5.1.35. In the short term – building upon the use test of Solvency II, for instance, and taking the pragmatic business-person’s perspective – we might seek to lessen and dilute out the presently overly strong association of models with the “burdens”, “obligations” and the “worries” of capital allocations. Imagine, for example, a firm’s model users (as opposed to the model developers) parameterising its models directly, something which would not be possible for the consumers of weather-forecasting products. Indeed, given Greenspan’s reported success in encapsulating his “human propensities” in the statistical forms of fat-tailed distributions and regression relationships, the nature of the model and the language surrounding its discussion and parameterisation might thus be a step closer to the familiar, colloquial terms of everyday business (as opposed to the abstractions of computer software). We might even suggest there could be a certain user-friendly “greying” or “colouring” of the model in this. Furthermore, accounting better for these human propensities lies at the root of reversing the low esteem in which economic forecasting is held, relative to weather forecasting.
5.1.36. In the longer term, there may be scope for developing ways of designing and using models to address the challenges of “group-think” forming and then crystallising out in the making of insurance business decisions. The HM Treasury Report of 2013 (HM Treasury, 2013) was well aware of the difficulties associated with group-think in respect of the use of models in support of government decision-making, as already discussed in our Sessional Paper from Phase 1 (Aggarwal et al., 2016, pages 291–292, in particular). Group-think suggests a firm is, as it were, “touching just one base” in its deliberations prior to coming to the actionable decision.

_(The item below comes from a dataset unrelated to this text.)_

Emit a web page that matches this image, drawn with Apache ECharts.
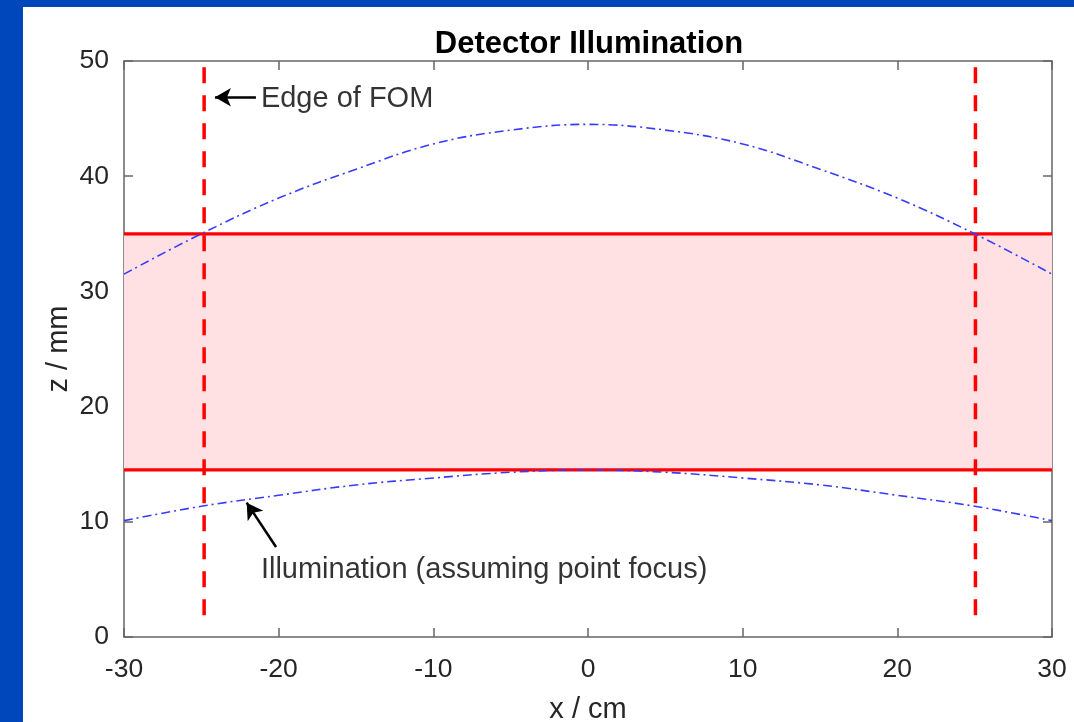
<!DOCTYPE html>
<html>
<head>
<meta charset="utf-8">
<script src="https://cdn.jsdelivr.net/npm/echarts@6/dist/echarts.min.js"></script>
<style>
  html, body { margin: 0; padding: 0; background: #0047BB; width: 1074px; height: 722px; overflow: hidden; }
  #chart { position: absolute; left: 23px; top: 7px; width: 1051px; height: 715px; background: #ffffff; }
</style>
</head>
<body>
<div id="chart"></div>
<script>
// ---- data ----
const titleText = 'Detector Illumination';
const xName = 'x / cm';
const yName = 'z / mm';
const xTicks = [-30, -20, -10, 0, 10, 20, 30];
const yTicks = [0, 10, 20, 30, 40, 50];
const curveX = [-30, -25, -20, -15, -10, -5, 0, 5, 10, 15, 20, 25, 30];
const upperZ = [31.5, 35.0, 38.1, 40.6, 42.8, 44.0, 44.5, 44.0, 42.8, 40.6, 38.1, 35.0, 31.5];
const lowerZ = [10.1, 11.35, 12.3, 13.2, 13.8, 14.3, 14.5, 14.3, 13.8, 13.2, 12.3, 11.35, 10.1];
const bandLow = 14.5;
const bandHigh = 35;
const fomEdges = [-24.82, 25.05];
const fomZ = [49.45, 1.77];
const edgeLabel = 'Edge of FOM';
const edgeText = [-21.15, 46.7];
const edgeArrow = [[-21.47, 46.85], [-24.12, 46.85]];
const illumLabel = 'Illumination (assuming point focus)';
const illumText = [-21.15, 5.85];
const illumArrow = [[-20.17, 7.81], [-22.07, 11.66]];

// ---- build ----
const FONT = '"Liberation Sans", Arial, sans-serif';
const zip = (xs, ys) => xs.map((x, i) => [x, ys[i]]);
const xMin = xTicks[0], xMax = xTicks[xTicks.length - 1];
const yMin = yTicks[0], yMax = yTicks[yTicks.length - 1];
const axisGray = '#666666';
const gridLeft = 101, gridRight = 22;
const chartW = 1051;

const chart = echarts.init(document.getElementById('chart'), null, { renderer: 'canvas' });

const series = [
  {
    type: 'line', name: 'band', data: [[xMin, bandHigh], [xMax, bandHigh]],
    symbol: 'none', lineStyle: { color: '#ff0000', width: 3.2 }, z: 3,
    markArea: {
      silent: true,
      itemStyle: { color: '#ffe1e4', opacity: 1 },
      data: [[{ coord: [xMin, bandLow] }, { coord: [xMax, bandHigh] }]]
    }
  },
  {
    type: 'line', name: 'bandLow', data: [[xMin, bandLow], [xMax, bandLow]],
    symbol: 'none', lineStyle: { color: '#ff0000', width: 3.2 }, z: 3
  },
  ...fomEdges.map((x, i) => ({
    type: 'line', name: 'fom' + i, data: [[x, fomZ[0]], [x, fomZ[1]]],
    symbol: 'none', lineStyle: { color: '#ff0000', width: 3.5, type: [16, 12] }, z: 4
  })),
  {
    type: 'line', name: 'upper', data: zip(curveX, upperZ), smooth: 0.4,
    symbol: 'none', lineStyle: { color: '#3a3aff', width: 1.6, type: [9, 4, 2, 4] }, z: 5
  },
  {
    type: 'line', name: 'lower', data: zip(curveX, lowerZ), smooth: 0.4,
    symbol: 'none', lineStyle: { color: '#3a3aff', width: 1.6, type: [9, 4, 2, 4] }, z: 5
  },
  {
    type: 'scatter', name: 'notes', symbolSize: 0, silent: true, z: 6,
    data: [
      { name: edgeLabel, value: edgeText },
      { name: illumLabel, value: illumText }
    ],
    label: {
      show: true, position: 'right', distance: 0, formatter: p => p.name,
      color: '#000000', fontFamily: FONT, fontSize: 29
    },
    markLine: {
      silent: true, symbol: ['none', 'arrow'], symbolSize: [14, 16],
      lineStyle: { color: '#000000', width: 2.5, type: 'solid' },
      label: { show: false },
      data: [
        [{ coord: edgeArrow[0] }, { coord: edgeArrow[1] }],
        [{ coord: illumArrow[0] }, { coord: illumArrow[1] }]
      ]
    }
  }
];

const baseX = {
  type: 'value', min: xMin, max: xMax, interval: 10,
  axisLine: { show: true, onZero: false, lineStyle: { color: axisGray, width: 1.5 } },
  axisTick: { show: true, inside: true, length: 9, lineStyle: { color: axisGray, width: 1.5 } },
  splitLine: { show: false }
};
const baseY = {
  type: 'value', min: yMin, max: yMax, interval: 10,
  axisLine: { show: true, onZero: false, lineStyle: { color: axisGray, width: 1.5 } },
  axisTick: { show: true, inside: true, length: 9, lineStyle: { color: axisGray, width: 1.5 } },
  splitLine: { show: false }
};

chart.setOption({
  animation: false,
  backgroundColor: '#ffffff',
  title: {
    text: titleText, left: gridLeft + (chartW - gridLeft - gridRight) / 2 - 4, textAlign: 'center', top: 17,
    textStyle: { color: '#000000', fontFamily: FONT, fontSize: 31, fontWeight: 'bold' }
  },
  grid: { left: gridLeft, right: gridRight, top: 54, bottom: 85, containLabel: false, outerBoundsMode: 'none' },
  xAxis: [
    Object.assign({}, baseX, {
      position: 'bottom', name: xName, nameLocation: 'middle', nameGap: 58, nameMoveOverlap: false,
      nameTextStyle: { color: '#262626', fontFamily: FONT, fontSize: 29 },
      axisLabel: { color: '#262626', fontFamily: FONT, fontSize: 26.5, margin: 19 }
    }),
    Object.assign({}, baseX, { position: 'top', axisLabel: { show: false } })
  ],
  yAxis: [
    Object.assign({}, baseY, {
      position: 'left', name: yName, nameLocation: 'middle', nameGap: 51, nameMoveOverlap: false,
      nameTextStyle: { color: '#262626', fontFamily: FONT, fontSize: 29 },
      axisLabel: { color: '#262626', fontFamily: FONT, fontSize: 26.5, margin: 15, padding: [6, 0, 0, 0] }
    }),
    Object.assign({}, baseY, { position: 'right', axisLabel: { show: false } })
  ],
  series: series
});
</script>
</body>
</html>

The firm is using just a single rationality: a single view of how markets work, with a set of business aspirations and risk preferences for the future similarly aligned with just this single mental model of the way the world works. In particular, in the context of Figure 2 (see sections 1.1.16–1.1.17) group-think would correspond to parameterising the computational model according to just one of the four cultures of model users: that of solely the “Confident model users”, or solely that of the “Conscientious modellers”, or the “Uncertainty avoiders”, or the “Intuitive decision makers”. In other words, this is the situation in which just the one predominant view in the firm is aired before the decision is made (and probably alternative views may not be heeded, nor even canvassed). There are precedents for how a plurality of views and aspirations might be explored computationally, that is, the means to “touch all four bases” before settling upon the decision. Oddly enough, these precedents can be found in the differential-equation-dominated worlds of climate change (van Asselt & Rotmans, 1996) and environmental protection (Beck, 1991, 2014). There are distinct echoes in them of the Reverse Sensitivity Testing touched on above (in sections 4.6.13–4.6.16). But as we say, technically facilitating this line of enquiry, for then its implementation in practice, might be something for the more distant future.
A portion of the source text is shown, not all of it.